Rivian‘s Chief Software Officer Wassym Bensaid said on Wednesday the company deliberately launched the R2 without several familiar software features to protect quality, committing to deliver them through monthly over-the-air updates this summer.
The explanation, posted on X, is Rivian‘s most detailed response yet to one of the complaints that helped send its shares down 6.6% on the R2’s launch day.
“We intentionally decided to release few features later to have the best quality, those (and other new features) are coming through our monthly OTA updates this summer,” Bensaid wrote.
The executive, who also serves as co-CEO of the Rivian and Volkswagen software joint venture, framed the launch gaps as a consequence of an all-new operating system rather than an oversight.
“Our goal with Rivian OS2.0 was to build a new modular operating system with intuitive and flexible UX, and set a new benchmark in Performance,” he wrote.
“We’re very happy that reviewers and even customers who could enjoy the R2 on demo drives yesterday immediately noticed that,” Bensaid added.
The Features Buyers Won’t Find at Delivery
The first R2 customer vehicles are arriving without Rivian Assistant, Climate Hold, Pet Mode, SiriusXM, Google Casting and YouTube, while the Gear Guard security system launches with limited functionality compared with the R1 lineup, as reported by RivianTrackr from the R2 First Drive event.
Rivian staff at the event said some of the absent features were at least a month away, without committing to specific dates.
Bensaid’s post now attaches a season to the promise — monthly OTA updates through the summer — though still no feature-by-feature schedule.
“RivianOS 2.0 (which launches with R2) is a complete rewrite of the whole OS,” Jose wrote. “These features ARE coming and will most likely be there by the time you get your own R2.”
A Rewritten Operating System
The R2 is the first Rivian to ship with RivianOS 2.0, the rebuilt software stack the company developed alongside its simplified zonal electrical architecture.
That architecture sits at the heart of the joint venture with Volkswagen, the up to $5.8 billion deal under which the German group is adopting Rivian‘s electronics and software for its own future EVs — making the quality of the R2’s software rollout a reference case for both companies.
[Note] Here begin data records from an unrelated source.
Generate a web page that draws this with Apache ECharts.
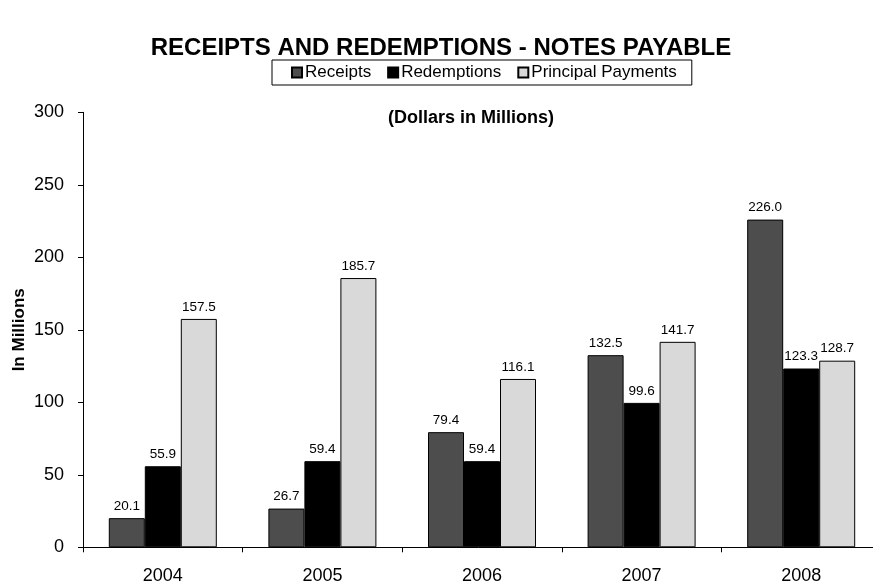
<!DOCTYPE html>
<html>
<head>
<meta charset="utf-8">
<script src="https://cdn.jsdelivr.net/npm/echarts@6/dist/echarts.min.js"></script>
<style>html,body{margin:0;padding:0;background:#fff}#c{width:873px;height:587px}</style>
</head>
<body>
<div id="c"></div>
<script>
var categories = ['2004', '2005', '2006', '2007', '2008'];
var receipts = [20.1, 26.7, 79.4, 132.5, 226.0];
var redemptions = [55.9, 59.4, 59.4, 99.6, 123.3];
var principal = [157.5, 185.7, 116.1, 141.7, 128.7];
var seriesNames = ['Receipts', 'Redemptions', 'Principal Payments'];
var yTicks = {min: 0, max: 300, interval: 50};

var FONT = '"Liberation Sans", Arial, sans-serif';
var chart = echarts.init(document.getElementById('c'));
function mk(name, data, color) {
  return {
    name: name, type: 'bar', data: data, barWidth: 36, barGap: '0%',
    itemStyle: {color: color, borderColor: '#000', borderWidth: 1},
    label: {show: true, position: 'top', distance: 5, color: '#000', fontSize: 13.5, fontFamily: FONT,
      formatter: function (p) { return p.value.toFixed(1); }}
  };
}
chart.setOption({
  animation: false,
  backgroundColor: '#fff',
  title: [
    {text: 'RECEIPTS AND REDEMPTIONS - NOTES PAYABLE', left: 436, top: 31, textAlign: 'center',
     textStyle: {fontSize: 24, fontWeight: 'bold', color: '#000', fontFamily: FONT}},
    {text: '(Dollars in Millions)', left: 466, top: 104, textAlign: 'center',
     textStyle: {fontSize: 18, fontWeight: 'bold', color: '#000', fontFamily: FONT}}
  ],
  legend: {
    data: seriesNames, left: 272, top: 60, itemWidth: 10, itemHeight: 10, itemGap: 16,
    borderColor: '#000', borderWidth: 1, padding: [4, 15, 4, 19],
    textStyle: {fontSize: 17, color: '#000', fontFamily: FONT, padding: [0, 0, 0, -2]},
    icon: 'rect'
  },
  grid: {left: 83, top: 112.3, width: 798, height: 435, containLabel: false, outerBoundsMode: 'none'},
  xAxis: {
    type: 'category', data: categories,
    axisLine: {lineStyle: {color: '#000', width: 1}},
    axisTick: {show: true, length: 5, lineStyle: {color: '#000'}},
    axisLabel: {fontSize: 18, color: '#000', fontFamily: FONT, margin: 20}
  },
  yAxis: {
    type: 'value', min: yTicks.min, max: yTicks.max, interval: yTicks.interval,
    name: 'In Millions', nameLocation: 'middle', nameGap: 55, nameRotate: 90, nameMoveOverlap: false,
    nameTextStyle: {fontSize: 17, fontWeight: 'bold', color: '#000', fontFamily: FONT},
    axisLine: {show: true, lineStyle: {color: '#000', width: 1}},
    axisTick: {show: true, length: 5, lineStyle: {color: '#000'}},
    splitLine: {show: false},
    axisLabel: {fontSize: 18, color: '#000', fontFamily: FONT, margin: 19}
  },
  series: [
    mk(seriesNames[0], receipts, '#4d4d4d'),
    mk(seriesNames[1], redemptions, '#000000'),
    mk(seriesNames[2], principal, '#d9d9d9')
  ]
});
</script>
</body>
</html>
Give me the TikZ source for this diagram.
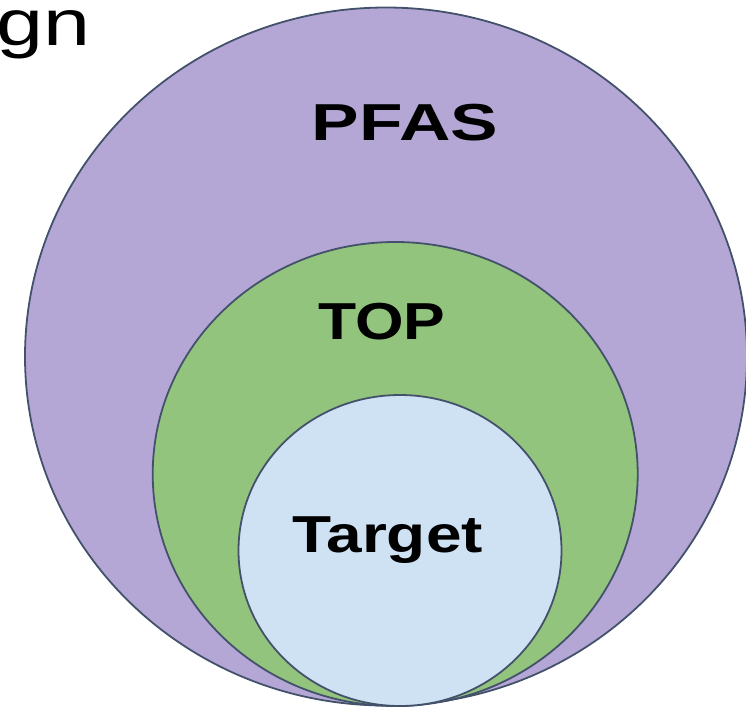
\documentclass[tikz,border=0pt]{standalone}
\usepackage{fontspec}
\setmainfont{Liberation Sans}
\usetikzlibrary{shapes.geometric}
\definecolor{rimcol}{HTML}{44516B}
\definecolor{pfasfill}{HTML}{B4A7D6}
\definecolor{topfill}{HTML}{93C47D}
\definecolor{targetfill}{HTML}{CFE2F3}
\tikzset{
  setbox/.style={ellipse, draw=rimcol, line width=1.8pt, inner sep=0pt},
  setlabel/.style={font=\fontsize{52}{52}\selectfont\bfseries, inner sep=0pt, anchor=base},
}
\begin{document}
\begin{tikzpicture}[x=1pt,y=-1pt]
  \useasboundingbox (0,0) rectangle (746,707);
  \clip (0,0) rectangle (746,707);
  % title fragment
  \node[font=\fontsize{65}{65}\selectfont, inner sep=0pt, anchor=base east, xscale=1.3] (title) at (91,45) {gn};
  % nested sets
  \node[setbox, fill=pfasfill, minimum width=722pt, minimum height=698pt] (pfas) at (386,356.5) {};
  \node[setbox, fill=topfill, minimum width=485pt, minimum height=464pt] (top) at (395.2,474) {};
  \node[setbox, fill=targetfill, minimum width=323pt, minimum height=311pt] (target) at (400,550.5) {};
  % set names
  \node[setlabel, xscale=1.37] (pfaslbl) at (405,140) {PFAS};
  \node[setlabel, xscale=1.2] (toplbl) at (382,339) {TOP};
  \node[setlabel, xscale=1.23] (targetlbl) at (387.5,552) {Target};
\end{tikzpicture}
\end{document}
Bensaid has led Rivian‘s software organization since the company’s early days and was named co-chief executive of the joint venture at its formation, splitting leadership with a Volkswagen counterpart.
A Complaint With a Stock Price Attached
Missing features became a market story on Tuesday, when Rivian shares fell 6.6% to $15.73 on the day customer deliveries of the R2 began — an unusual case of a software backlog carrying a measurable price tag within hours of being reported.
Shares slipped a further 1.1% to $15.55 in Wednesday’s pre-market session, leaving the stock down about 14% over five days after a 25% climb into the launch.
In that selloff, the software gaps ran as the second complaint behind the lease pricing that sparked immediate backlash, with quotes on the R2 Performance approaching $1,000 a month with nothing down.
The stakes around the launch were already elevated: Rivian‘s US sales had declined for four consecutive months heading into the R2’s arrival, making the new SUV the company’s clearest path back to growth.
Wall Street has begun weighing in on the gap between product and reaction. Needham reiterated its Buy rating and $23 price target on Wednesday, with analyst Chris Pierce — who raised the target by 64% after the company’s Autonomy and AI Day in December — urging bearish investors to test drive the R2 rather than judge demand through “a broader EV adoption lens.”